■ **Recorded data**:
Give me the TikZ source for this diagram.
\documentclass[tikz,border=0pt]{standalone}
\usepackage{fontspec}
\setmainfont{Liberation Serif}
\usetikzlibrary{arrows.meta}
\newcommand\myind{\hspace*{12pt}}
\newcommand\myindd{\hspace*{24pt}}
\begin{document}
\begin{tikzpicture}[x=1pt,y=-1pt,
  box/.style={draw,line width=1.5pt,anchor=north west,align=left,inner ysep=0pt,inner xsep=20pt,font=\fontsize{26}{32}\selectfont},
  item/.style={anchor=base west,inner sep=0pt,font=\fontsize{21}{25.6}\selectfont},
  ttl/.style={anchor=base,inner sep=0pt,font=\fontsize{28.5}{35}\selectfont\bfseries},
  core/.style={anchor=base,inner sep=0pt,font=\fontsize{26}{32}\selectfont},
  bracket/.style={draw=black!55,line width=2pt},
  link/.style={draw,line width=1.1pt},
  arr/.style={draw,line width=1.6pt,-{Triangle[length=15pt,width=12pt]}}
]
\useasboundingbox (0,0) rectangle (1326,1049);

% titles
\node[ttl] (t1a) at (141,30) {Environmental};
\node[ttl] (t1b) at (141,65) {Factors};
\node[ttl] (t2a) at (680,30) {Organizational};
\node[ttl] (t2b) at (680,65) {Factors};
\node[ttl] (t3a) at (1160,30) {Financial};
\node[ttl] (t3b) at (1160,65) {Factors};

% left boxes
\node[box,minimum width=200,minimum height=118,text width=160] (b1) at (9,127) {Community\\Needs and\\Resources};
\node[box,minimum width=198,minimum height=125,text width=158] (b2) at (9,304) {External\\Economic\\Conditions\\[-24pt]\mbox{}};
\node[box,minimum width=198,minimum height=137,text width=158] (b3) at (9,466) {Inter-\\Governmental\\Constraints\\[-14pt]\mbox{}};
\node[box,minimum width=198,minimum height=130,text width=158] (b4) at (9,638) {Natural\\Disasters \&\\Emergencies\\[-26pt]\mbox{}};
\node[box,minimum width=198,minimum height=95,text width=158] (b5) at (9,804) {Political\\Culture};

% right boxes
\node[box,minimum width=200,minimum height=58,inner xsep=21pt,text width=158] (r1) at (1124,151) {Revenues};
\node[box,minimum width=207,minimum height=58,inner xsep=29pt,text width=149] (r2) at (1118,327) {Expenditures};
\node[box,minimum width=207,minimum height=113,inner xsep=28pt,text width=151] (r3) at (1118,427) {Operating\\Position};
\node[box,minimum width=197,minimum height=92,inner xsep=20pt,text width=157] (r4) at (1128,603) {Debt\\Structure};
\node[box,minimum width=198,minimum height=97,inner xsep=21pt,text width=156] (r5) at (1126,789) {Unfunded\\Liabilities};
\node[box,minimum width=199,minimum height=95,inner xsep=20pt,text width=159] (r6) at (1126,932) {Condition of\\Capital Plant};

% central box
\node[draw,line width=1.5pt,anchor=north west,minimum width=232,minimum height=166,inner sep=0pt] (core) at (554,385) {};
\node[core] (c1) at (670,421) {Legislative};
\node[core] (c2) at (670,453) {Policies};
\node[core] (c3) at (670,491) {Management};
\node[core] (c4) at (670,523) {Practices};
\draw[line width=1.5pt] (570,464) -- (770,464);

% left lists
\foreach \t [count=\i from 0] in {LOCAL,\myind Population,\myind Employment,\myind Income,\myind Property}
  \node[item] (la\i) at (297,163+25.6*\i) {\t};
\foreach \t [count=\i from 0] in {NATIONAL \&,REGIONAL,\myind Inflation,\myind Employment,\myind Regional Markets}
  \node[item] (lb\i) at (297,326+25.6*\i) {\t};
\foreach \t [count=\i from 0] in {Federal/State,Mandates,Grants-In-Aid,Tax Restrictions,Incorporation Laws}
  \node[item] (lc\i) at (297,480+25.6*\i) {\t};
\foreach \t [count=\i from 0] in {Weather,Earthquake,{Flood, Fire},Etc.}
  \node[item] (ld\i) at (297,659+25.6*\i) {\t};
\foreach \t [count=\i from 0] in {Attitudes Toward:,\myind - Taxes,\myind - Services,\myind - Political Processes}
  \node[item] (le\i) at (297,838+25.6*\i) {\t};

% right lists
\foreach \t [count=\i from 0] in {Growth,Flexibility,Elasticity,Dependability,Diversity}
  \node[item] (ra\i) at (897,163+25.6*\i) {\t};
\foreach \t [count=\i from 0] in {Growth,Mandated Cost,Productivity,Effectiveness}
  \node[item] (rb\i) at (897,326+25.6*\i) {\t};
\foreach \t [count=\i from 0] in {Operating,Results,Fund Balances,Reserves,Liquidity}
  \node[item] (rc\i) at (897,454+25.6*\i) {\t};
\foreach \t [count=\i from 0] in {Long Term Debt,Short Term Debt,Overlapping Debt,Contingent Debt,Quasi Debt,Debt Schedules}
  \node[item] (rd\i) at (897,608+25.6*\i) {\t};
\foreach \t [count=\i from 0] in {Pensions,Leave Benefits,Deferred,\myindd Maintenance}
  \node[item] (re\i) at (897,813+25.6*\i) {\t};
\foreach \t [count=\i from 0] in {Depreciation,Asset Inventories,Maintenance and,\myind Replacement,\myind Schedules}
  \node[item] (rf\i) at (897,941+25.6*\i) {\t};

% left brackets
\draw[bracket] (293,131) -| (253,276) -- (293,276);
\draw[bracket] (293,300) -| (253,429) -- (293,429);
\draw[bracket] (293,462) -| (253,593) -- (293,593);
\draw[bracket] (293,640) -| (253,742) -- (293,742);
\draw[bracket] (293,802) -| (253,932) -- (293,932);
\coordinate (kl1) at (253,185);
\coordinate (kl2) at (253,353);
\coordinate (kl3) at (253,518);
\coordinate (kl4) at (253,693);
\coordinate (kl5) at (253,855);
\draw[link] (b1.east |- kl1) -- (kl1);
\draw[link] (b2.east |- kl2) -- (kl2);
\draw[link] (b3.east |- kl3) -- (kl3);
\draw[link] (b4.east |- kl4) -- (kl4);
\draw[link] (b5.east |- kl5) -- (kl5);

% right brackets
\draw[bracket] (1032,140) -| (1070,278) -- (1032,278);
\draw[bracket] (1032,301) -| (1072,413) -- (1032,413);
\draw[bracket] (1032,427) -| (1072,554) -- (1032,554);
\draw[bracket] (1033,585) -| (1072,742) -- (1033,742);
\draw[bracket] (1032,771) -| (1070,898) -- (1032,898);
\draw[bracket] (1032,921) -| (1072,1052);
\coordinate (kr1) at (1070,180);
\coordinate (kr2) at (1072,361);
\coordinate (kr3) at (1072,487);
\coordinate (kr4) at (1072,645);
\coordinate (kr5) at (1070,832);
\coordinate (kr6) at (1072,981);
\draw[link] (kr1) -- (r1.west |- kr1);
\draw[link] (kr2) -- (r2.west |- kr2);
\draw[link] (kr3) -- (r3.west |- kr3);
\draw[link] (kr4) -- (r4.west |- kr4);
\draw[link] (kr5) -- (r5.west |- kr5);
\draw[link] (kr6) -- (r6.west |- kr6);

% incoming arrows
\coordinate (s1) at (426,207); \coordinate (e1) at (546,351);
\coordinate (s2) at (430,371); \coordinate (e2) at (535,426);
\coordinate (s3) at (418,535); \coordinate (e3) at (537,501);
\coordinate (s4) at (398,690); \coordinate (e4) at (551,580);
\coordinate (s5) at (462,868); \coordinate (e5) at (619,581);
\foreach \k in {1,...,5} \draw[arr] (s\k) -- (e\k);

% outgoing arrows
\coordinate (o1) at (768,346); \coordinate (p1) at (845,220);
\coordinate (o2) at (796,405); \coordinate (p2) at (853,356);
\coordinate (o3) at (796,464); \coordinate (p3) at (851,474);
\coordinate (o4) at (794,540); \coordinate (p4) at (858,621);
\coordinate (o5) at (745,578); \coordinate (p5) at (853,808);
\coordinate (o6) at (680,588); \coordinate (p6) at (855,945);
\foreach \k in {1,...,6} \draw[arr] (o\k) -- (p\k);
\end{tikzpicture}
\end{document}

==

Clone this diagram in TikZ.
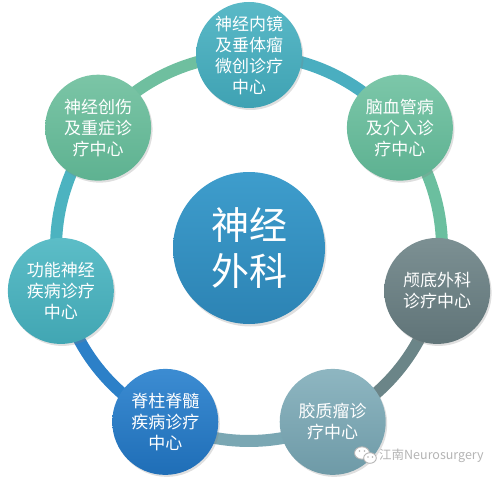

■ **Required task**:
The lines above from the one containing "Give me the TikZ source for this diagram." through the one containing "(t3b) at (1160,65)" are to be set down exactly, and no others.

■ **Full answer**:
Give me the TikZ source for this diagram.
\documentclass[tikz,border=0pt]{standalone}
\usepackage{fontspec}
\setmainfont{Liberation Serif}
\usetikzlibrary{arrows.meta}
\newcommand\myind{\hspace*{12pt}}
\newcommand\myindd{\hspace*{24pt}}
\begin{document}
\begin{tikzpicture}[x=1pt,y=-1pt,
  box/.style={draw,line width=1.5pt,anchor=north west,align=left,inner ysep=0pt,inner xsep=20pt,font=\fontsize{26}{32}\selectfont},
  item/.style={anchor=base west,inner sep=0pt,font=\fontsize{21}{25.6}\selectfont},
  ttl/.style={anchor=base,inner sep=0pt,font=\fontsize{28.5}{35}\selectfont\bfseries},
  core/.style={anchor=base,inner sep=0pt,font=\fontsize{26}{32}\selectfont},
  bracket/.style={draw=black!55,line width=2pt},
  link/.style={draw,line width=1.1pt},
  arr/.style={draw,line width=1.6pt,-{Triangle[length=15pt,width=12pt]}}
]
\useasboundingbox (0,0) rectangle (1326,1049);

% titles
\node[ttl] (t1a) at (141,30) {Environmental};
\node[ttl] (t1b) at (141,65) {Factors};
\node[ttl] (t2a) at (680,30) {Organizational};
\node[ttl] (t2b) at (680,65) {Factors};
\node[ttl] (t3a) at (1160,30) {Financial};
\node[ttl] (t3b) at (1160,65) {Factors};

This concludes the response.